OpenAI’s annual revenue run rate has grown at a 250% annual rate over the past two years to roughly $20 billion, and Anthropic’s revenue has grown 850% over the past two years to a $9 billion run rate. New specialized startups like Curser, Harvey, Open Evidence, and Sierra found it in the past three years are hitting milestones of 100 million or even a billion in Annual Recurring Revenue (ARR).

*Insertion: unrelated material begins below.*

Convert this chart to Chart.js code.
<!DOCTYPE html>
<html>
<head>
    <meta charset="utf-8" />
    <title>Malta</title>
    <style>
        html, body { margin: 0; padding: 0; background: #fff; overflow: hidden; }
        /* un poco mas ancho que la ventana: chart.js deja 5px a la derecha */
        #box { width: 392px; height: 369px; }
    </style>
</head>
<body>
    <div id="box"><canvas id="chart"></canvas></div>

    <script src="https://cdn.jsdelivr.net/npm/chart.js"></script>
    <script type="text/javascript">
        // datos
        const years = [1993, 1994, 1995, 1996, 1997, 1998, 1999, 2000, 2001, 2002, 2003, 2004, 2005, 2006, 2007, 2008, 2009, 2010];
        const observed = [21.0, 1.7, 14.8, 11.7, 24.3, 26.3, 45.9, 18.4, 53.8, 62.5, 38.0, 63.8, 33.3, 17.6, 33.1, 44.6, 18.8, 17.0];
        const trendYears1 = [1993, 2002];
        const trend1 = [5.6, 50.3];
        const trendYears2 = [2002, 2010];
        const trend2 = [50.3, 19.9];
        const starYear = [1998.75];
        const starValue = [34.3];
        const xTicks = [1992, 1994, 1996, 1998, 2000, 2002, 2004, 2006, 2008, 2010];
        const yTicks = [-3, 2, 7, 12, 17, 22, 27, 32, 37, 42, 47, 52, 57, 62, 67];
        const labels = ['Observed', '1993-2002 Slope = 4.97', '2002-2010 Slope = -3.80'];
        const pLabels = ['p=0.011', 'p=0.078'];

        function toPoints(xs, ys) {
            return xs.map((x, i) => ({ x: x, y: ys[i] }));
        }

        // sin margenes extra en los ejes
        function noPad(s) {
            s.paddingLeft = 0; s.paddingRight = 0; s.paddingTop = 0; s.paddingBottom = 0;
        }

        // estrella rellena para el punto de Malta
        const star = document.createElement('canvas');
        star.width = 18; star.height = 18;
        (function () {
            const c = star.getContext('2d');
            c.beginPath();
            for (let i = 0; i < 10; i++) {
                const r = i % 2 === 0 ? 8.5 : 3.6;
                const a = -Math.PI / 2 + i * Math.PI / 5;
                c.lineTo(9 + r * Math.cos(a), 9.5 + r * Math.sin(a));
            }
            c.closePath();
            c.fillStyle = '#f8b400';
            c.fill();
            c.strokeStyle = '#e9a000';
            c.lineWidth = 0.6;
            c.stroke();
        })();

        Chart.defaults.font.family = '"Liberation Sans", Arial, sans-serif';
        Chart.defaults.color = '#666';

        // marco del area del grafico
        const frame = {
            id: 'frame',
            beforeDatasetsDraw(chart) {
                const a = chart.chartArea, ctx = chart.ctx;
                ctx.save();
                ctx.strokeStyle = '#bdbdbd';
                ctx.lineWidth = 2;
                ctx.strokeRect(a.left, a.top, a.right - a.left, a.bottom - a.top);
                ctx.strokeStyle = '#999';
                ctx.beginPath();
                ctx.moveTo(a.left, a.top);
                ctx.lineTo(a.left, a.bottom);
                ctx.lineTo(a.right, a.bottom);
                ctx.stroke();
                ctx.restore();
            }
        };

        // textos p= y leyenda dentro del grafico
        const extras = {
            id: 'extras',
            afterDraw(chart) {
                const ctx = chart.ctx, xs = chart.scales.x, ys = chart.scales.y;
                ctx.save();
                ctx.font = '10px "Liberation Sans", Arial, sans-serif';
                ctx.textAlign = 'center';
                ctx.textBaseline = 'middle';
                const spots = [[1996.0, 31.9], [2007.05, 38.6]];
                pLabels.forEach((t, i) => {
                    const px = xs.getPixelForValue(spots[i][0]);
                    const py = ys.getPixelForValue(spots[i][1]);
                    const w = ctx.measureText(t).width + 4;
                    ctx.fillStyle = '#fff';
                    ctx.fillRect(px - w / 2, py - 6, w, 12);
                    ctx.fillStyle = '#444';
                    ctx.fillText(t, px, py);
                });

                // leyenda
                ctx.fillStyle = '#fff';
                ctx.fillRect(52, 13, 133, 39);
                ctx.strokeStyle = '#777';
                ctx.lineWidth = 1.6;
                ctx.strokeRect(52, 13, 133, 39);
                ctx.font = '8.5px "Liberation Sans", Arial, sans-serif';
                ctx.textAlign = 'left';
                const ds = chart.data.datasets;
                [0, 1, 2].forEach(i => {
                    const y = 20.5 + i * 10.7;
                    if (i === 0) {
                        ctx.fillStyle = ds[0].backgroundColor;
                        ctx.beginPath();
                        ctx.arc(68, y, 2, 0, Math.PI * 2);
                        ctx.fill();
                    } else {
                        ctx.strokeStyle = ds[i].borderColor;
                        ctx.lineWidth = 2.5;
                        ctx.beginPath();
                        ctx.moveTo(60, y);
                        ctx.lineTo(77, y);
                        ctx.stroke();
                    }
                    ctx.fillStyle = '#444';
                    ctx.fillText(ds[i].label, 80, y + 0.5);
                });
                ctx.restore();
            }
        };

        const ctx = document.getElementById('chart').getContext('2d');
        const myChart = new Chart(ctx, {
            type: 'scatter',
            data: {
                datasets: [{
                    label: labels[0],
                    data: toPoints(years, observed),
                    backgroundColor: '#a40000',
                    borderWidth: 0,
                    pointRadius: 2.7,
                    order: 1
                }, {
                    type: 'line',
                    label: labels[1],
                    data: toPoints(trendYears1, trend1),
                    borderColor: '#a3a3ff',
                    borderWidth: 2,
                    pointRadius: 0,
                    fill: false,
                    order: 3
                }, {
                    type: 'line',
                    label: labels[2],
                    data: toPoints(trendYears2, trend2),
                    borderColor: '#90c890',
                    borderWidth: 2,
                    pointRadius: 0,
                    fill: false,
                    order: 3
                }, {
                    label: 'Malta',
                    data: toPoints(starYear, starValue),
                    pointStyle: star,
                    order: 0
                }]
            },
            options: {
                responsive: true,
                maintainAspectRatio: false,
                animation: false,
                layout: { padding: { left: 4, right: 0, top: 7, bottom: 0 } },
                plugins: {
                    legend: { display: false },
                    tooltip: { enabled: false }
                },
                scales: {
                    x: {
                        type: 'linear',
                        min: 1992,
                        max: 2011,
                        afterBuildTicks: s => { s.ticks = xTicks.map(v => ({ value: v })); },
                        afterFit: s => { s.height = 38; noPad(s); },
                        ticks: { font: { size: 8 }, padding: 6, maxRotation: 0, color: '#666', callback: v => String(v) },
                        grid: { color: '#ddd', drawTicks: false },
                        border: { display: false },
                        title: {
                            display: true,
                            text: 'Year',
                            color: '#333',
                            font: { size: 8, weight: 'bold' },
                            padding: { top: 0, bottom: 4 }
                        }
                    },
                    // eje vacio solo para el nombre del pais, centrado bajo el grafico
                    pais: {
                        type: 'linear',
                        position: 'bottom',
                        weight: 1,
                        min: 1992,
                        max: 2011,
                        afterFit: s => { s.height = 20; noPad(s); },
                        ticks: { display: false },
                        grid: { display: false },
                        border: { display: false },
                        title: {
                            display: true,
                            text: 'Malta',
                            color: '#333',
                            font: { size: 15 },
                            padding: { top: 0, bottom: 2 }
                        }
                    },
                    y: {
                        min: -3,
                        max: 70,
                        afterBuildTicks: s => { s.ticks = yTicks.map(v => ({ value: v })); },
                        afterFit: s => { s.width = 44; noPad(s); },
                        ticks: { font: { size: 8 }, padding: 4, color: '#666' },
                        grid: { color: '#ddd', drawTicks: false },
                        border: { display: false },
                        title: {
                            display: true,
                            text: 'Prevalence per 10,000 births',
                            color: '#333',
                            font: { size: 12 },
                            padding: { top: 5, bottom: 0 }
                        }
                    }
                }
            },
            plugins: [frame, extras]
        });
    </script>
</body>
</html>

We believe these trends will accelerate software spend growth to between 19% and 56% depending on how aggressively enterprises adopt AI. At the midpoint, this would imply roughly similar levels of software spend growth seen during the pandemic with spend scaling to $3 trillion in the case of modest investment in AI or almost 7 trillion in the event of accelerated investment. To put this amount of spend in context, the global number of knowledge workers has historically grown at roughly 6% annually from 2011 to 2023. Assuming steady continued wage growth, this trend implies that enterprise spend on knowledge worker wages could continue to scale from about $30 trillion estimated today to over $45 trillion by 2030. In the event of an accelerated adoption of AI, we think some of that large potential increase in labor spend would flow through to automation software instead, resulting in that annual 7 trillion of global spend on software. In that accelerated scenario, we still assume over 3% growth in knowledge worker employment. So, it is assuming some offsetting of labor market growth in a strongly growing economy.

In summary, as costs fall and performance scales, we’re seeing more and more enterprises and knowledge workers automating portions of their workloads. We think that their investments in these automations are going to scale significantly as more performance gains are unlocked, eventually driving trillions of dollars of investment in not only software but also AI platforms and infrastructure.